Originally, the Treasury sought unfettered power to buy up to $700 billion worth of mortgage-related securities currently weighing down the books of Wall Street firms and large multinational banks. Because there is effectively no market for this paper, however, there is no real way to determine whether the taxpayer would be getting a fair price for this debt—or whether these securities would appreciate in value. The most controversial provision in Paulson’s proposal was a clause that would prevent Congress, the courts or any federal agency from reviewing or challenging the Treasury Secretary’s decisions.
Senators from both sides of the aisle were skeptical of the Treasury Secretary’s proposal, and it appears highly unlikely that Paulson’s plan will pass into law without dramatic changes, including the inclusion of oversight provisions. It’s not surprising that lawmakers are resisting the plan in its current form: Its principal advocate played a role in the excesses that led to the current state of affairs. In the mid- to late 1990s, Paulson was the chief operating officer of Goldman Sachs and later became its CEO before President Bush tapped him to head the Treasury Department.
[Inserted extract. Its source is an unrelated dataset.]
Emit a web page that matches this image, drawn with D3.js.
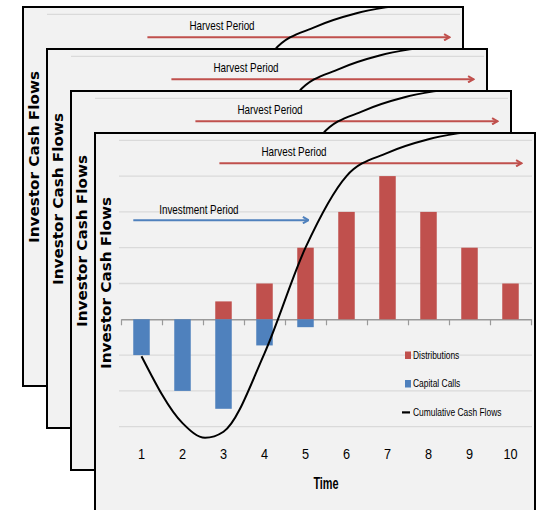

While Congress contemplates how to address the meltdown on Wall Street, the situation on Main Street continues to deteriorate. The median price of an existing home plunged 9.5 percent in August, according to the National Association of Realtors, while the pace of sales slowed 2.2 percent to an annualized rate of 4.91 million. Economists were expecting an overall annualized rate of 4.93 million homes. There was a silver lining in the data. The inventory of existing homes on the market declined 7 percent, to 4.26 million. The number of unsold homes hit an all-time record in July.